Parameters:*args (str or int) – either the complete unit number or the map sheet and drillhole sequence numbers

Example:

>>> u1 = UnitNo("6628-123")
>>> u2 = UnitNo("662800123")
>>> u3 = UnitNo(662800123)
>>> u4 = UnitNo("6628-00123")
>>> u5 = UnitNo(6628, 123)
>>> u6 = UnitNo("6628", "00123")
>>> u7 = UnitNo("G662800123")
>>> u1 == u2 == u3 == u4 == u5 == u6 == u7
True

map

10K map sheet

Type:int

seq

sequence number

Type:int

hyphen

hyphenated format e.g. “6628-123”

Type:str

long

zero-filled format e.g. “662800123”

Type:str

long_int

zero-filled format as integer e.g. 662800123 or None if missing

Type:int/None

wilma

WILMA style e.g. “6628-00123”

Type:str

hydstra

Hydstra style e.g. “G662800123”

Type:str

set(*args)

See UnitNo constructor for details of arguments.

class sa_gwdata.ObsNo(*args)

Parse an observation well identifier.

Parameters:*args (str or int) – either one string, which can be either in the format ‘YAT017’ or ‘YAT-17’, etc.; or two values, either int or str, for the plan prefix (three letters referring to the hundred) and the sequence number. e.g. ‘YAT’, 17

Example:

>>> from sa_gwdata import ObsNo
>>> o1 = ObsNo("YAT017")
>>> o2 = ObsNo("YAT17")
>>> o3 = ObsNo("YAT 17")
>>> o4 = ObsNo("YAT", 17)
>>> o1 == o2 == o3 == o4
True

plan

hundred prefix

Type:str

seq

sequence number

Type:int

id

consistent zero-padded identifier e.g. “YAT017”

Type:str

egis

ENVGIS style e.g. “YAT 17”

Type:str

classmethod parse(*args, **kwargs)

Parse an obs identifier, ignoring all parsing errors.

Arguments are the same as those for the class constructor, but all exceptions are ignored.

Returns: ObsNo.id if successful, a blank string if not.

set(*args)

See ObsNo constructor for details of arguments.

WaterConnect web service utilities

class sa_gwdata.WaterConnectSession(*args, endpoint=None, sleep=2, verify=True, load_list_data=True, **kwargs)
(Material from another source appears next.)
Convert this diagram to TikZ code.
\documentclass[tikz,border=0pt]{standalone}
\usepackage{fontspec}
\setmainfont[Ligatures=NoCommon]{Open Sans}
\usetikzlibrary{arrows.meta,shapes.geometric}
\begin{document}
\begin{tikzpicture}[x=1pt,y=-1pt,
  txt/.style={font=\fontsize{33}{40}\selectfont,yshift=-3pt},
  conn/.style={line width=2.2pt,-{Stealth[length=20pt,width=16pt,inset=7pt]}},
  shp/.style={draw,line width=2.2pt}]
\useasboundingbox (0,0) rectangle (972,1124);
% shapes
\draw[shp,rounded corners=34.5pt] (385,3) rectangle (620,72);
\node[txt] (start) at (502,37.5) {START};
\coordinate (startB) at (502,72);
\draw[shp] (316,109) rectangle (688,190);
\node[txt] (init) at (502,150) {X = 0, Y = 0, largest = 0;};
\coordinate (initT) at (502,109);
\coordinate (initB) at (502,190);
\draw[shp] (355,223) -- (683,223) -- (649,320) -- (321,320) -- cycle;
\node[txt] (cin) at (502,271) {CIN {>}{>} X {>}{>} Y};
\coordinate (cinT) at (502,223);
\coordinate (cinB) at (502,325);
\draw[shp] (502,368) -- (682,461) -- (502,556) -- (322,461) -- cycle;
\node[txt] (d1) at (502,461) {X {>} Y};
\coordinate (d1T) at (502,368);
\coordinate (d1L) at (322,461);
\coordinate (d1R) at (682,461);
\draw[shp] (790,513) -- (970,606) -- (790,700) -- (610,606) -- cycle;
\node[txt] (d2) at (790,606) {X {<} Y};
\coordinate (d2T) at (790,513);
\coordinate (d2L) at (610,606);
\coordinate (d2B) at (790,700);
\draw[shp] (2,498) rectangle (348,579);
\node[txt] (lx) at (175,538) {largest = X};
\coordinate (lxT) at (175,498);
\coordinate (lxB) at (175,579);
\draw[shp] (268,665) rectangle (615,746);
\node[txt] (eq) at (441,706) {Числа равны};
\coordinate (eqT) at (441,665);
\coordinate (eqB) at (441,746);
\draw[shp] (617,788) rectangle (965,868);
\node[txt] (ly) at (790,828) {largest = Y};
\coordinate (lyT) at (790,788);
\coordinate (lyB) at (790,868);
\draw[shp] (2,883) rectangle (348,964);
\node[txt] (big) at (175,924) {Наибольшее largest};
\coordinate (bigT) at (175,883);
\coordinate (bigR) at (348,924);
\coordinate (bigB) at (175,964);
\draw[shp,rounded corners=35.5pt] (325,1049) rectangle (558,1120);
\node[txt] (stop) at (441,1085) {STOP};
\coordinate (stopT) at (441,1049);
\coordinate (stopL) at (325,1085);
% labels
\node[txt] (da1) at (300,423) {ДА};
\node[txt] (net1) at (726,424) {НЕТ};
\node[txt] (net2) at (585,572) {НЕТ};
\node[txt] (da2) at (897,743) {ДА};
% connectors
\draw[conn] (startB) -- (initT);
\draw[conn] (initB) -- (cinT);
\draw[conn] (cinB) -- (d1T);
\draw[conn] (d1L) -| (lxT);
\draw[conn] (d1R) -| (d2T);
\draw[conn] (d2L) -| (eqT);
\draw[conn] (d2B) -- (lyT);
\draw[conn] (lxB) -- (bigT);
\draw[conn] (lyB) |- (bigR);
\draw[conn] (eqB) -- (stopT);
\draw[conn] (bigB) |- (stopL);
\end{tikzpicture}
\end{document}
Wrapper around repeated requests to Groundwater Data.

Parameters:

• endpoint (str) – url endpoint for API, optional
• sleep (int) – minimum interval between requests in seconds. Be nice, do not reduce it.
• verify (bool) – require valid SSL certificate

Other args and kwargs are passed to request.Session constructor.

Usage:

>>> from sa_gwdata import WaterConnectSession
>>> with WaterConnectSession() as s:
...     df = s.get("GetObswellNetworkData", params={"Network": "CENT_ADEL"})

get(path, app='WDDDMS', verify=None, **kwargs)
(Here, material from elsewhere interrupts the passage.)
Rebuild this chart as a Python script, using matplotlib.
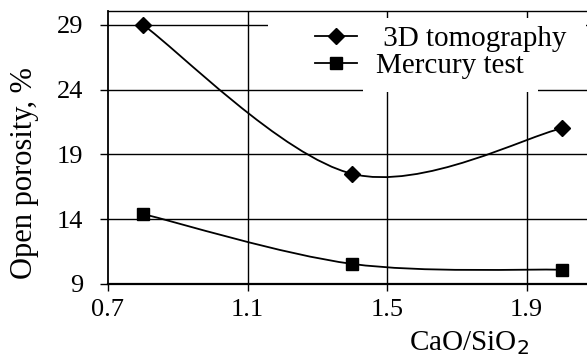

HTTP GET verb to Groundwater Data.

Parameters:path (str) – final portion of URL path off the end of self.endpoint e.g. to GET https://www.waterconnect.sa.gov.au/_layouts/15/dfw.sharepoint.wdd /WDDDMS.ashx/GetAdvancedListsData then you would use path="GetAdvancedListsData".

post(path, app='WDDDMS', verify=None, **kwargs)

Sends a POST request. Returns Response object.

Parameters:

• url – URL for the new Request object.
• data – (optional) Dictionary, list of tuples, bytes, or file-like object to send in the body of the Request.
• json – (optional) json to send in the body of the Request.
• **kwargs – Optional arguments that request takes.

Return type:

requests.Response

find_wells(input_text, **kwargs)

Find wells and retrieve some summary information.

Parameters:input_text (str) – any well identifiers to parse. See sa_gwdata.parse_well_ids_plaintext() for details of other keyword arguments you can pass here.

For example:

>>> from sa_gwdata import WaterConnectSession
>>> with WaterConnectSession() as s:
...     wells = s.find_wells("yat99 5840-46 ULE205")
...
>>> wells
['MLC008', 'ULE205', 'YAT099']

refresh_available_groupings()

Load lists data from API. Stores them in the attributes aquifers, networks, nrm_regions, pwas, pwras.

Any calls to sa_gwdata.WaterConnectSession.get() return an sa_gwdata.Response object:

class sa_gwdata.Response

r

Return the HTTP requests.Response object.

json

Convert the response to JSON. Returns a dict/list.

df

If the response is a list, convert to a pandas DataFrame with columns converted into lowercase.

df_exists

Check if JSON can be converted to a DataFrame. Returns bool.